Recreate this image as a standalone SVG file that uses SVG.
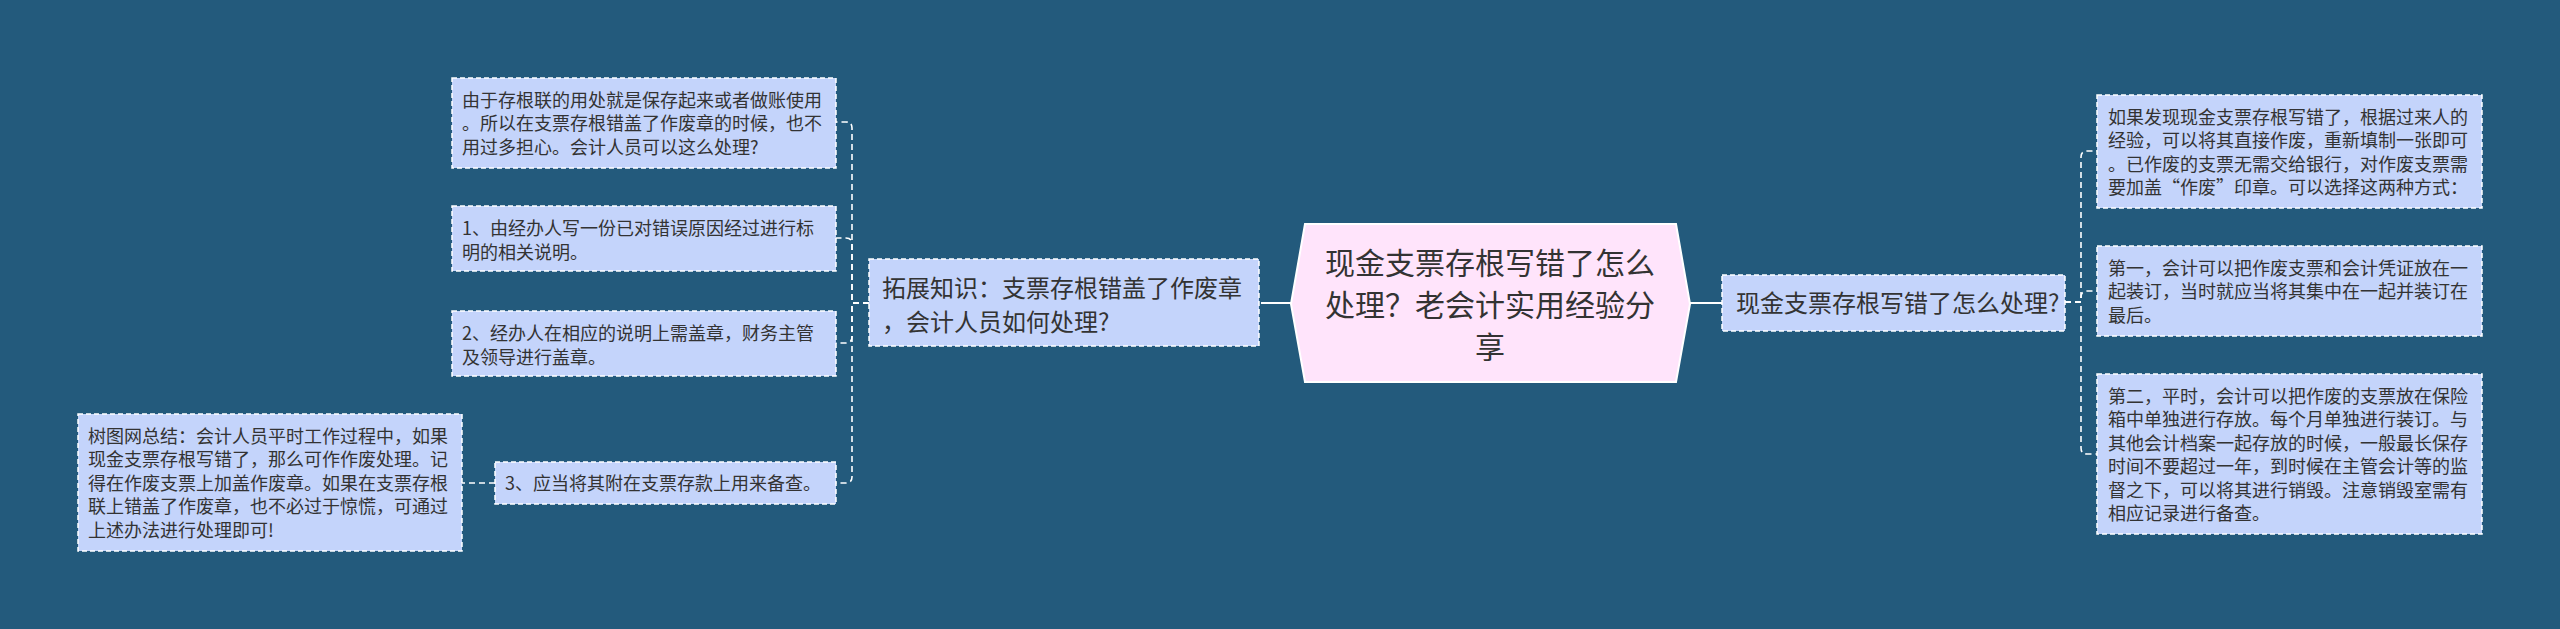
<svg xmlns="http://www.w3.org/2000/svg" width="2560" height="629" viewBox="0 0 2560 629">
<style>
text{font-family:"Noto Sans CJK SC","Noto Sans",sans-serif;fill:#333333}
.box{fill:#c4d4fb;stroke:#ffffff;stroke-width:1.5;stroke-dasharray:5 3}
.t18{font-size:18px}
.t24{font-size:24px}
.t30{font-size:30px}
.dash{fill:none;stroke:#ffffff;stroke-width:1.6;stroke-dasharray:6 4}
.solid{fill:none;stroke:#ffffff;stroke-width:2}
</style>
<rect x="0" y="0" width="2560" height="629" fill="#235a7c"/>
<g id="connectors">
<path class="solid" d="M1291,303 H1261"/>
<path class="solid" d="M1690,303 H1722"/>
<path class="dash" d="M869,303 H852 V128 Q852,122 846,122 H836"/>
<path class="dash" d="M869,303 H852 V244 Q852,238 846,238 H836"/>
<path class="dash" d="M869,303 H852 V337 Q852,343 846,343 H836"/>
<path class="dash" d="M869,303 H852 V477 Q852,483 846,483 H836"/>
<path class="dash" d="M495,483 H462"/>
<path class="dash" d="M2065,302 H2081 V157 Q2081,151 2087,151 H2097"/>
<path class="dash" d="M2065,302 H2081 V297 Q2081,291 2087,291 H2097"/>
<path class="dash" d="M2065,302 H2081 V448 Q2081,454 2087,454 H2097"/>
</g>
<g id="center">
<polygon points="1291,304 1305,224 1676,224 1690,304 1676,382 1305,382" fill="#ffe4fb" stroke="#ffffff" stroke-width="2"/>
<text class="t30" text-anchor="middle" x="1490" y="274">现金支票存根写错了怎么</text>
<text class="t30" text-anchor="middle" x="1490" y="316">处理？老会计实用经验分</text>
<text class="t30" text-anchor="middle" x="1490" y="358">享</text>
</g>
<g id="right-main">
<rect class="box" x="1722" y="275" width="343" height="56"/>
<text class="t24" x="1736" y="312">现金支票存根写错了怎么处理?</text>
</g>
<g id="left-main">
<rect class="box" x="869" y="259" width="390" height="87"/>
<text class="t24" x="882" y="297">拓展知识：支票存根错盖了作废章</text>
<text class="t24" x="882" y="331">，会计人员如何处理?</text>
</g>
<g id="left-a">
<rect class="box" x="452" y="78" width="384" height="90"/>
<text class="t18" x="462" y="106.5">由于存根联的用处就是保存起来或者做账使用</text>
<text class="t18" x="462" y="130">。所以在支票存根错盖了作废章的时候，也不</text>
<text class="t18" x="462" y="153.5">用过多担心。会计人员可以这么处理?</text>
</g>
<g id="left-b">
<rect class="box" x="452" y="206" width="384" height="65"/>
<text class="t18" x="462" y="235">1、由经办人写一份已对错误原因经过进行标</text>
<text class="t18" x="462" y="258.5">明的相关说明。</text>
</g>
<g id="left-c">
<rect class="box" x="452" y="311" width="384" height="65"/>
<text class="t18" x="462" y="340">2、经办人在相应的说明上需盖章，财务主管</text>
<text class="t18" x="462" y="363.5">及领导进行盖章。</text>
</g>
<g id="left-d">
<rect class="box" x="495" y="462" width="341" height="42"/>
<text class="t18" x="505" y="489.5">3、应当将其附在支票存款上用来备查。</text>
</g>
<g id="left-e">
<rect class="box" x="78" y="414" width="384" height="137"/>
<text class="t18" x="88" y="442.5">树图网总结：会计人员平时工作过程中，如果</text>
<text class="t18" x="88" y="466">现金支票存根写错了，那么可作作废处理。记</text>
<text class="t18" x="88" y="489.5">得在作废支票上加盖作废章。如果在支票存根</text>
<text class="t18" x="88" y="513">联上错盖了作废章，也不必过于惊慌，可通过</text>
<text class="t18" x="88" y="536.5">上述办法进行处理即可!</text>
</g>
<g id="right-1">
<rect class="box" x="2097" y="95" width="385" height="113"/>
<text class="t18" x="2108" y="123.5">如果发现现金支票存根写错了，根据过来人的</text>
<text class="t18" x="2108" y="147">经验，可以将其直接作废，重新填制一张即可</text>
<text class="t18" x="2108" y="170.5">。已作废的支票无需交给银行，对作废支票需</text>
<text class="t18" x="2108" y="194">要加盖“作废”印章。可以选择这两种方式：</text>
</g>
<g id="right-2">
<rect class="box" x="2097" y="246" width="385" height="90"/>
<text class="t18" x="2108" y="274.5">第一，会计可以把作废支票和会计凭证放在一</text>
<text class="t18" x="2108" y="298">起装订，当时就应当将其集中在一起并装订在</text>
<text class="t18" x="2108" y="321.5">最后。</text>
</g>
<g id="right-3">
<rect class="box" x="2097" y="374" width="385" height="160"/>
<text class="t18" x="2108" y="402.5">第二，平时，会计可以把作废的支票放在保险</text>
<text class="t18" x="2108" y="426">箱中单独进行存放。每个月单独进行装订。与</text>
<text class="t18" x="2108" y="449.5">其他会计档案一起存放的时候，一般最长保存</text>
<text class="t18" x="2108" y="473">时间不要超过一年，到时候在主管会计等的监</text>
<text class="t18" x="2108" y="496.5">督之下，可以将其进行销毁。注意销毁室需有</text>
<text class="t18" x="2108" y="520">相应记录进行备查。</text>
</g>
</svg>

▶ [What the task asks]
Omit the pictures and reproduce the listing exactly.

▶ [Written answer]
Recreate this image as a standalone SVG file that uses SVG.
<svg xmlns="http://www.w3.org/2000/svg" width="2560" height="629" viewBox="0 0 2560 629">
<style>
text{font-family:"Noto Sans CJK SC","Noto Sans",sans-serif;fill:#333333}
.box{fill:#c4d4fb;stroke:#ffffff;stroke-width:1.5;stroke-dasharray:5 3}
.t18{font-size:18px}
.t24{font-size:24px}
.t30{font-size:30px}
.dash{fill:none;stroke:#ffffff;stroke-width:1.6;stroke-dasharray:6 4}
.solid{fill:none;stroke:#ffffff;stroke-width:2}
</style>
<rect x="0" y="0" width="2560" height="629" fill="#235a7c"/>
<g id="connectors">
<path class="solid" d="M1291,303 H1261"/>
<path class="solid" d="M1690,303 H1722"/>
<path class="dash" d="M869,303 H852 V128 Q852,122 846,122 H836"/>
<path class="dash" d="M869,303 H852 V244 Q852,238 846,238 H836"/>
<path class="dash" d="M869,303 H852 V337 Q852,343 846,343 H836"/>
<path class="dash" d="M869,303 H852 V477 Q852,483 846,483 H836"/>
<path class="dash" d="M495,483 H462"/>
<path class="dash" d="M2065,302 H2081 V157 Q2081,151 2087,151 H2097"/>
<path class="dash" d="M2065,302 H2081 V297 Q2081,291 2087,291 H2097"/>
<path class="dash" d="M2065,302 H2081 V448 Q2081,454 2087,454 H2097"/>
</g>
<g id="center">
<polygon points="1291,304 1305,224 1676,224 1690,304 1676,382 1305,382" fill="#ffe4fb" stroke="#ffffff" stroke-width="2"/>
<text class="t30" text-anchor="middle" x="1490" y="274">现金支票存根写错了怎么</text>
<text class="t30" text-anchor="middle" x="1490" y="316">处理？老会计实用经验分</text>
<text class="t30" text-anchor="middle" x="1490" y="358">享</text>
</g>
<g id="right-main">
<rect class="box" x="1722" y="275" width="343" height="56"/>
<text class="t24" x="1736" y="312">现金支票存根写错了怎么处理?</text>
</g>
<g id="left-main">
<rect class="box" x="869" y="259" width="390" height="87"/>
<text class="t24" x="882" y="297">拓展知识：支票存根错盖了作废章</text>
<text class="t24" x="882" y="331">，会计人员如何处理?</text>
</g>
<g id="left-a">
<rect class="box" x="452" y="78" width="384" height="90"/>
<text class="t18" x="462" y="106.5">由于存根联的用处就是保存起来或者做账使用</text>
<text class="t18" x="462" y="130">。所以在支票存根错盖了作废章的时候，也不</text>
<text class="t18" x="462" y="153.5">用过多担心。会计人员可以这么处理?</text>
</g>
<g id="left-b">
<rect class="box" x="452" y="206" width="384" height="65"/>
<text class="t18" x="462" y="235">1、由经办人写一份已对错误原因经过进行标</text>
<text class="t18" x="462" y="258.5">明的相关说明。</text>
</g>
<g id="left-c">
<rect class="box" x="452" y="311" width="384" height="65"/>
<text class="t18" x="462" y="340">2、经办人在相应的说明上需盖章，财务主管</text>
<text class="t18" x="462" y="363.5">及领导进行盖章。</text>
</g>
<g id="left-d">
<rect class="box" x="495" y="462" width="341" height="42"/>
<text class="t18" x="505" y="489.5">3、应当将其附在支票存款上用来备查。</text>
</g>
<g id="left-e">
<rect class="box" x="78" y="414" width="384" height="137"/>
<text class="t18" x="88" y="442.5">树图网总结：会计人员平时工作过程中，如果</text>
<text class="t18" x="88" y="466">现金支票存根写错了，那么可作作废处理。记</text>
<text class="t18" x="88" y="489.5">得在作废支票上加盖作废章。如果在支票存根</text>
<text class="t18" x="88" y="513">联上错盖了作废章，也不必过于惊慌，可通过</text>
<text class="t18" x="88" y="536.5">上述办法进行处理即可!</text>
</g>
<g id="right-1">
<rect class="box" x="2097" y="95" width="385" height="113"/>
<text class="t18" x="2108" y="123.5">如果发现现金支票存根写错了，根据过来人的</text>
<text class="t18" x="2108" y="147">经验，可以将其直接作废，重新填制一张即可</text>
<text class="t18" x="2108" y="170.5">。已作废的支票无需交给银行，对作废支票需</text>
<text class="t18" x="2108" y="194">要加盖“作废”印章。可以选择这两种方式：</text>
</g>
<g id="right-2">
<rect class="box" x="2097" y="246" width="385" height="90"/>
<text class="t18" x="2108" y="274.5">第一，会计可以把作废支票和会计凭证放在一</text>
<text class="t18" x="2108" y="298">起装订，当时就应当将其集中在一起并装订在</text>
<text class="t18" x="2108" y="321.5">最后。</text>
</g>
<g id="right-3">
<rect class="box" x="2097" y="374" width="385" height="160"/>
<text class="t18" x="2108" y="402.5">第二，平时，会计可以把作废的支票放在保险</text>
<text class="t18" x="2108" y="426">箱中单独进行存放。每个月单独进行装订。与</text>
<text class="t18" x="2108" y="449.5">其他会计档案一起存放的时候，一般最长保存</text>
<text class="t18" x="2108" y="473">时间不要超过一年，到时候在主管会计等的监</text>
<text class="t18" x="2108" y="496.5">督之下，可以将其进行销毁。注意销毁室需有</text>
<text class="t18" x="2108" y="520">相应记录进行备查。</text>
</g>
</svg>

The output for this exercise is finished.